### Written task
Write out the entries verbatim and leave the images out of the copy.

[Plotting code records]
-------------------------

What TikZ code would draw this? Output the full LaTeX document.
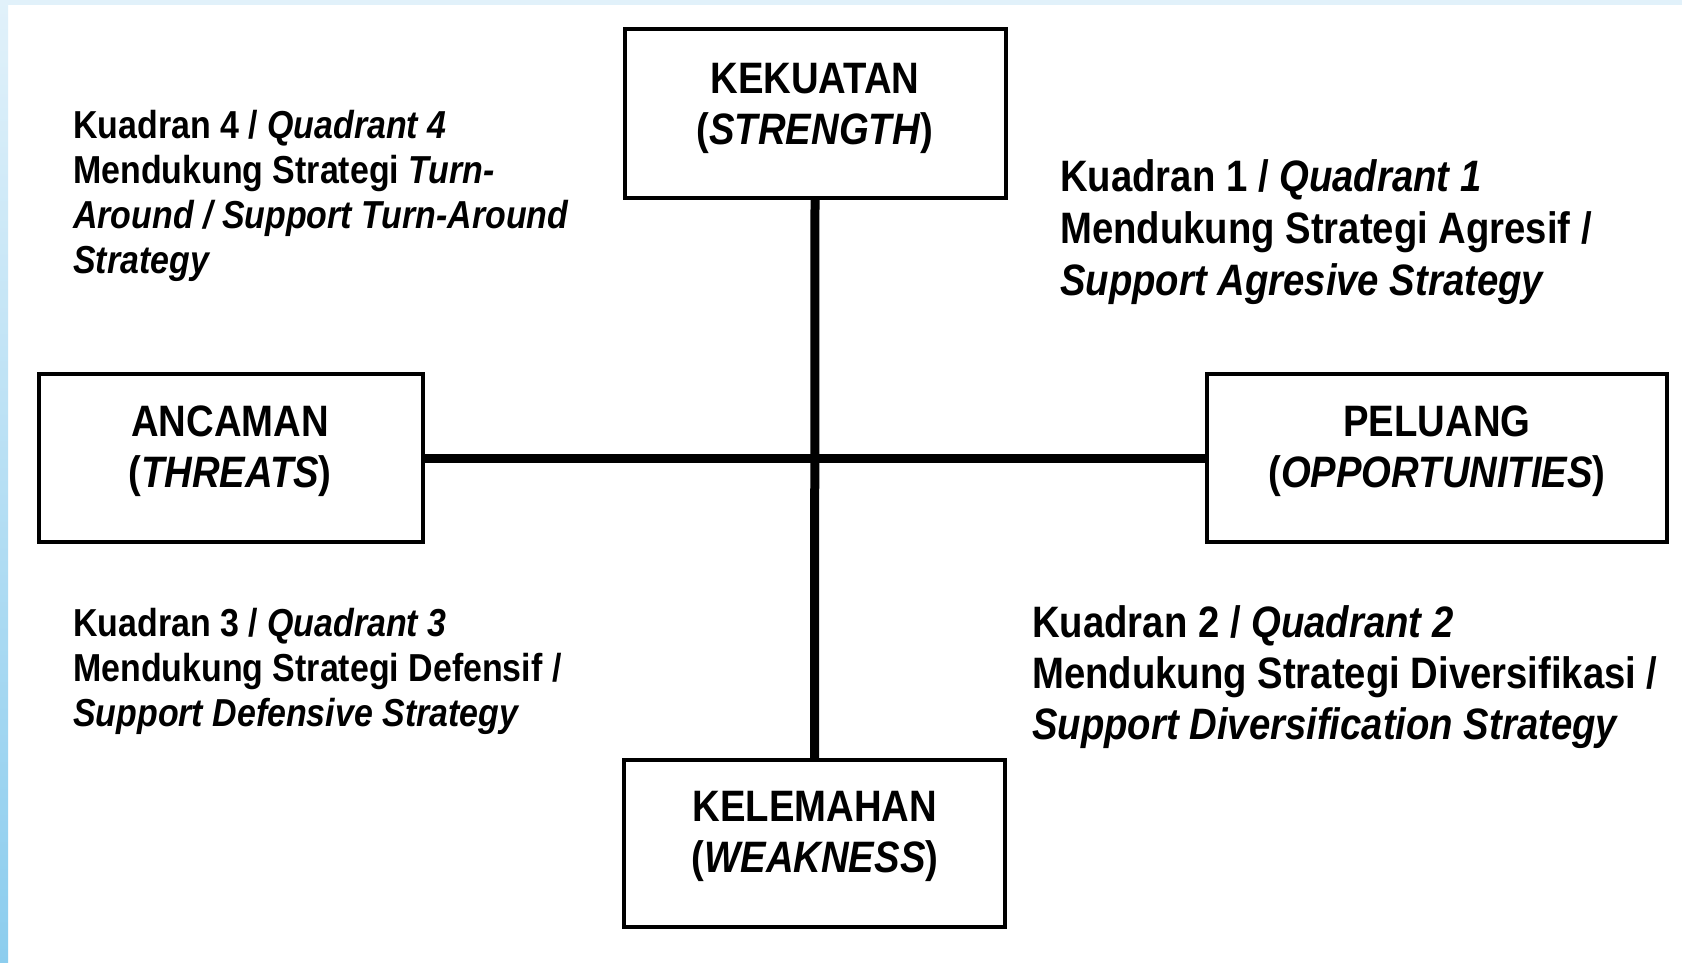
\documentclass[tikz,border=0pt]{standalone}
\usepackage{fontspec}
\setmainfont{Liberation Sans}[FakeStretch=0.87]
\definecolor{edgeblue}{HTML}{8CCDEE}
\definecolor{paleblue}{HTML}{E1F1FA}
\begin{document}
\begin{tikzpicture}[x=1pt,y=-1pt,
  box/.style={draw=black, line width=4pt, fill=white, inner sep=0pt},
  axisline/.style={line width=9pt, black},
  lbl/.style={align=center, anchor=base, inner sep=0pt, font={\fontsize{44}{51}\selectfont\bfseries}},
  quadbig/.style={align=left, anchor=base west, inner sep=0pt, font={\fontsize{44}{52}\selectfont\bfseries}},
  quadsmall/.style={align=left, anchor=base west, inner sep=0pt, font={\fontsize{39}{45}\selectfont\bfseries}}
]
\useasboundingbox (0,0) rectangle (1682,962);
\fill[white] (0,0) rectangle (1682,962);
\fill[paleblue] (0,0) rectangle (1682,5);
\shade[top color=paleblue, bottom color=edgeblue] (0,0) rectangle (8,962);

% boxes
\node[box, minimum width=381pt, minimum height=169pt] (kek) at (815,113.5) {};
\node[box, minimum width=384pt, minimum height=168pt] (anc) at (230.5,458) {};
\node[box, minimum width=460pt, minimum height=168pt] (pel) at (1436.5,458) {};
\node[box, minimum width=381pt, minimum height=167pt] (kel) at (814.5,843.5) {};

% axes
\draw[axisline] (kek.south) -- (kel.north);
\draw[axisline] (anc.east) -- (pel.west);

% box labels (anchor = baseline of last line)
\node[lbl] (kekl) at (815,144) {KEKUATAN\\(\textit{STRENGTH})};
\node[lbl] (ancl) at (230,487) {ANCAMAN\\(\textit{THREATS})};
\node[lbl] (pell) at (1437,487) {PELUANG\\(\textit{OPPORTUNITIES})};
\node[lbl] (kell) at (815,872) {KELEMAHAN\\(\textit{WEAKNESS})};

% quadrant texts (anchor = baseline of last line)
\node[quadsmall] (q4) at (73,273) {Kuadran 4 / \textit{Quadrant 4}\\Mendukung Strategi \textit{Turn-}\\\textit{Around / Support Turn-Around}\\\textit{Strategy}};
\node[quadbig] (q1) at (1060,295) {Kuadran 1 / \textit{Quadrant 1}\\Mendukung Strategi Agresif /\\\textit{Support Agresive Strategy}};
\node[quadsmall] (q3) at (73,726) {Kuadran 3 / \textit{Quadrant 3}\\Mendukung Strategi Defensif /\\\textit{Support Defensive Strategy}};
\node[quadbig, font={\fontsize{44}{51}\selectfont\bfseries}] (q2) at (1032,739) {Kuadran 2 / \textit{Quadrant 2}\\Mendukung Strategi Diversifikasi /\\\textit{Support Diversification Strategy}};
\end{tikzpicture}
\end{document}
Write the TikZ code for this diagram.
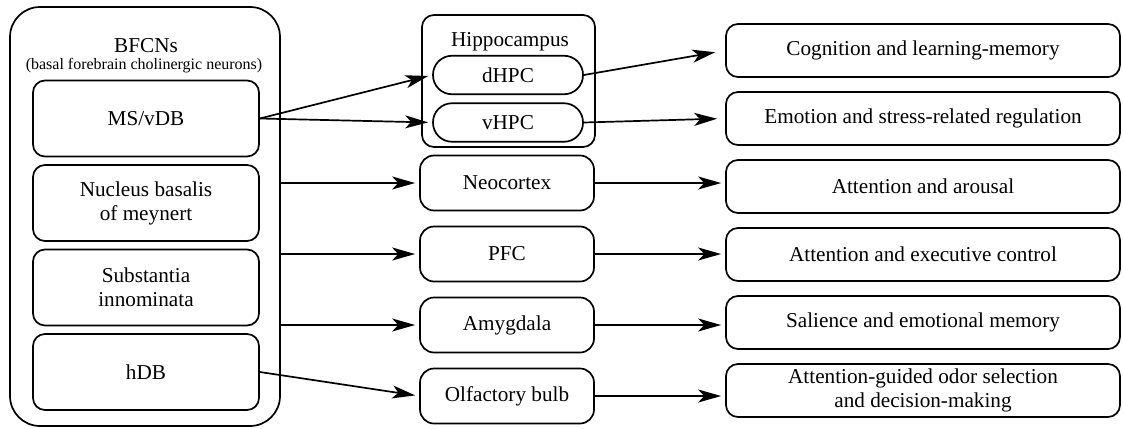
\documentclass[tikz,border=0pt]{standalone}
\usepackage{fontspec}
\setmainfont{Liberation Serif}
\usetikzlibrary{positioning, arrows.meta}

\tikzset{
  nucleus/.style={draw, rounded corners=6pt, inner sep=0pt, align=center, minimum width=113pt, minimum height=38pt},
  target/.style={draw, rounded corners=7pt, inner sep=0pt, align=center, minimum width=87pt, minimum height=27.5pt},
  subfield/.style={draw, rounded corners=9.5pt, inner sep=0pt, minimum width=75pt, minimum height=19.25pt},
  role/.style={draw, rounded corners=6pt, inner sep=0pt, align=center, minimum width=197pt, minimum height=26.5pt},
}

\begin{document}
\begin{tikzpicture}[x=0.5pt, y=-0.5pt, line width=0.85pt, >={Stealth[length=11.5pt, width=6.5pt, inset=3pt]},
    shorten >= 2pt, on grid, font=\fontsize{10.6}{12}\selectfont]
        \useasboundingbox (0,0) rectangle (1123,428);
        % basal forebrain
        \node[draw, rounded corners=15pt, minimum width=135pt, minimum height=209.5pt] (bfcn) at (145,216.5) {};
        \node (bfcntitle) at (146,46) {BFCNs};
        \node[font=\fontsize{8}{9.6}\selectfont] (bfcnsub) at (144,66) {(basal forebrain cholinergic neurons)};
        \node[nucleus] (msvdb) at (146,118.5) {MS/vDB};
        \node[nucleus] (nbm) [below=42.25pt of msvdb] {Nucleus basalis\\of meynert};
        \node[nucleus] (si) [below=42.25pt of nbm] {Substantia\\innominata};
        \node[nucleus] (hdb) [below=42.25pt of si] {hDB};
        % targets
        \node[draw, rounded corners=6pt, minimum width=86.5pt, minimum height=66pt] (hpc) at (508.5,81) {};
        \node (hpclabel) at (510,42) {Hippocampus};
        \node[subfield] (dhpc) at (508,75) {dHPC};
        \node[subfield] (vhpc) at (508,122.5) {vHPC};
        \node[target] (neo) at (507,183) {Neocortex};
        \node[target] (pfc) [below=35.5pt of neo] {PFC};
        \node[target] (amy) [below=35.5pt of pfc] {Amygdala};
        \node[target] (olf) [below=35.5pt of amy] {Olfactory bulb};
        % functions
        \node[role] (cog) at (923,50.5) {Cognition and learning-memory};
        \node[role] (emo) [below=34pt of cog] {Emotion and stress-related regulation};
        \node[role] (arousal) [below=34pt of emo] {Attention and arousal};
        \node[role] (exec) [below=34pt of arousal] {Attention and executive control};
        \node[role] (sal) [below=34pt of exec] {Salience and emotional memory};
        \node[role] (odor) [below=34pt of sal] {Attention-guided odor selection\\and decision-making};
        \path[->]
        (msvdb.east) edge (dhpc.west)
        (msvdb.east) edge (vhpc.west)
        (bfcn.east |- neo.west) edge (neo.west)
        (bfcn.east |- pfc.west) edge (pfc.west)
        (bfcn.east |- amy.west) edge (amy.west)
        (hdb.east) edge (olf.west)
        (dhpc.east) edge[shorten >= 5pt] (cog.west)
        (vhpc.east) edge[shorten >= 4pt] (emo.west)
        (neo.east) edge (neo.east -| arousal.west)
        (pfc.east) edge (pfc.east -| exec.west)
        (amy.east) edge (amy.east -| sal.west)
        (olf.east) edge (olf.east -| odor.west)
        ;
    \end{tikzpicture}
\end{document}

-------------------------

### Task response
What TikZ code would draw this? Output the full LaTeX document.
\documentclass[tikz,border=0pt]{standalone}
\usepackage{fontspec}
\setmainfont{Liberation Sans}[FakeStretch=0.87]
\definecolor{edgeblue}{HTML}{8CCDEE}
\definecolor{paleblue}{HTML}{E1F1FA}
\begin{document}
\begin{tikzpicture}[x=1pt,y=-1pt,
  box/.style={draw=black, line width=4pt, fill=white, inner sep=0pt},
  axisline/.style={line width=9pt, black},
  lbl/.style={align=center, anchor=base, inner sep=0pt, font={\fontsize{44}{51}\selectfont\bfseries}},
  quadbig/.style={align=left, anchor=base west, inner sep=0pt, font={\fontsize{44}{52}\selectfont\bfseries}},
  quadsmall/.style={align=left, anchor=base west, inner sep=0pt, font={\fontsize{39}{45}\selectfont\bfseries}}
]
\useasboundingbox (0,0) rectangle (1682,962);
\fill[white] (0,0) rectangle (1682,962);
\fill[paleblue] (0,0) rectangle (1682,5);
\shade[top color=paleblue, bottom color=edgeblue] (0,0) rectangle (8,962);

% boxes
\node[box, minimum width=381pt, minimum height=169pt] (kek) at (815,113.5) {};
\node[box, minimum width=384pt, minimum height=168pt] (anc) at (230.5,458) {};
\node[box, minimum width=460pt, minimum height=168pt] (pel) at (1436.5,458) {};
\node[box, minimum width=381pt, minimum height=167pt] (kel) at (814.5,843.5) {};

% axes
\draw[axisline] (kek.south) -- (kel.north);
\draw[axisline] (anc.east) -- (pel.west);

% box labels (anchor = baseline of last line)
\node[lbl] (kekl) at (815,144) {KEKUATAN\\(\textit{STRENGTH})};
\node[lbl] (ancl) at (230,487) {ANCAMAN\\(\textit{THREATS})};
\node[lbl] (pell) at (1437,487) {PELUANG\\(\textit{OPPORTUNITIES})};
\node[lbl] (kell) at (815,872) {KELEMAHAN\\(\textit{WEAKNESS})};

% quadrant texts (anchor = baseline of last line)
\node[quadsmall] (q4) at (73,273) {Kuadran 4 / \textit{Quadrant 4}\\Mendukung Strategi \textit{Turn-}\\\textit{Around / Support Turn-Around}\\\textit{Strategy}};
\node[quadbig] (q1) at (1060,295) {Kuadran 1 / \textit{Quadrant 1}\\Mendukung Strategi Agresif /\\\textit{Support Agresive Strategy}};
\node[quadsmall] (q3) at (73,726) {Kuadran 3 / \textit{Quadrant 3}\\Mendukung Strategi Defensif /\\\textit{Support Defensive Strategy}};
\node[quadbig, font={\fontsize{44}{51}\selectfont\bfseries}] (q2) at (1032,739) {Kuadran 2 / \textit{Quadrant 2}\\Mendukung Strategi Diversifikasi /\\\textit{Support Diversification Strategy}};
\end{tikzpicture}
\end{document}
Write the TikZ code for this diagram.
\documentclass[tikz,border=0pt]{standalone}
\usepackage{fontspec}
\setmainfont{Liberation Serif}
\usetikzlibrary{positioning, arrows.meta}

\tikzset{
  nucleus/.style={draw, rounded corners=6pt, inner sep=0pt, align=center, minimum width=113pt, minimum height=38pt},
  target/.style={draw, rounded corners=7pt, inner sep=0pt, align=center, minimum width=87pt, minimum height=27.5pt},
  subfield/.style={draw, rounded corners=9.5pt, inner sep=0pt, minimum width=75pt, minimum height=19.25pt},
  role/.style={draw, rounded corners=6pt, inner sep=0pt, align=center, minimum width=197pt, minimum height=26.5pt},
}

\begin{document}
\begin{tikzpicture}[x=0.5pt, y=-0.5pt, line width=0.85pt, >={Stealth[length=11.5pt, width=6.5pt, inset=3pt]},
    shorten >= 2pt, on grid, font=\fontsize{10.6}{12}\selectfont]
        \useasboundingbox (0,0) rectangle (1123,428);
        % basal forebrain
        \node[draw, rounded corners=15pt, minimum width=135pt, minimum height=209.5pt] (bfcn) at (145,216.5) {};
        \node (bfcntitle) at (146,46) {BFCNs};
        \node[font=\fontsize{8}{9.6}\selectfont] (bfcnsub) at (144,66) {(basal forebrain cholinergic neurons)};
        \node[nucleus] (msvdb) at (146,118.5) {MS/vDB};
        \node[nucleus] (nbm) [below=42.25pt of msvdb] {Nucleus basalis\\of meynert};
        \node[nucleus] (si) [below=42.25pt of nbm] {Substantia\\innominata};
        \node[nucleus] (hdb) [below=42.25pt of si] {hDB};
        % targets
        \node[draw, rounded corners=6pt, minimum width=86.5pt, minimum height=66pt] (hpc) at (508.5,81) {};
        \node (hpclabel) at (510,42) {Hippocampus};
        \node[subfield] (dhpc) at (508,75) {dHPC};
        \node[subfield] (vhpc) at (508,122.5) {vHPC};
        \node[target] (neo) at (507,183) {Neocortex};
        \node[target] (pfc) [below=35.5pt of neo] {PFC};
        \node[target] (amy) [below=35.5pt of pfc] {Amygdala};
        \node[target] (olf) [below=35.5pt of amy] {Olfactory bulb};
        % functions
        \node[role] (cog) at (923,50.5) {Cognition and learning-memory};
        \node[role] (emo) [below=34pt of cog] {Emotion and stress-related regulation};
        \node[role] (arousal) [below=34pt of emo] {Attention and arousal};
        \node[role] (exec) [below=34pt of arousal] {Attention and executive control};
        \node[role] (sal) [below=34pt of exec] {Salience and emotional memory};
        \node[role] (odor) [below=34pt of sal] {Attention-guided odor selection\\and decision-making};
        \path[->]
        (msvdb.east) edge (dhpc.west)
        (msvdb.east) edge (vhpc.west)
        (bfcn.east |- neo.west) edge (neo.west)
        (bfcn.east |- pfc.west) edge (pfc.west)
        (bfcn.east |- amy.west) edge (amy.west)
        (hdb.east) edge (olf.west)
        (dhpc.east) edge[shorten >= 5pt] (cog.west)
        (vhpc.east) edge[shorten >= 4pt] (emo.west)
        (neo.east) edge (neo.east -| arousal.west)
        (pfc.east) edge (pfc.east -| exec.west)
        (amy.east) edge (amy.east -| sal.west)
        (olf.east) edge (olf.east -| odor.west)
        ;
    \end{tikzpicture}
\end{document}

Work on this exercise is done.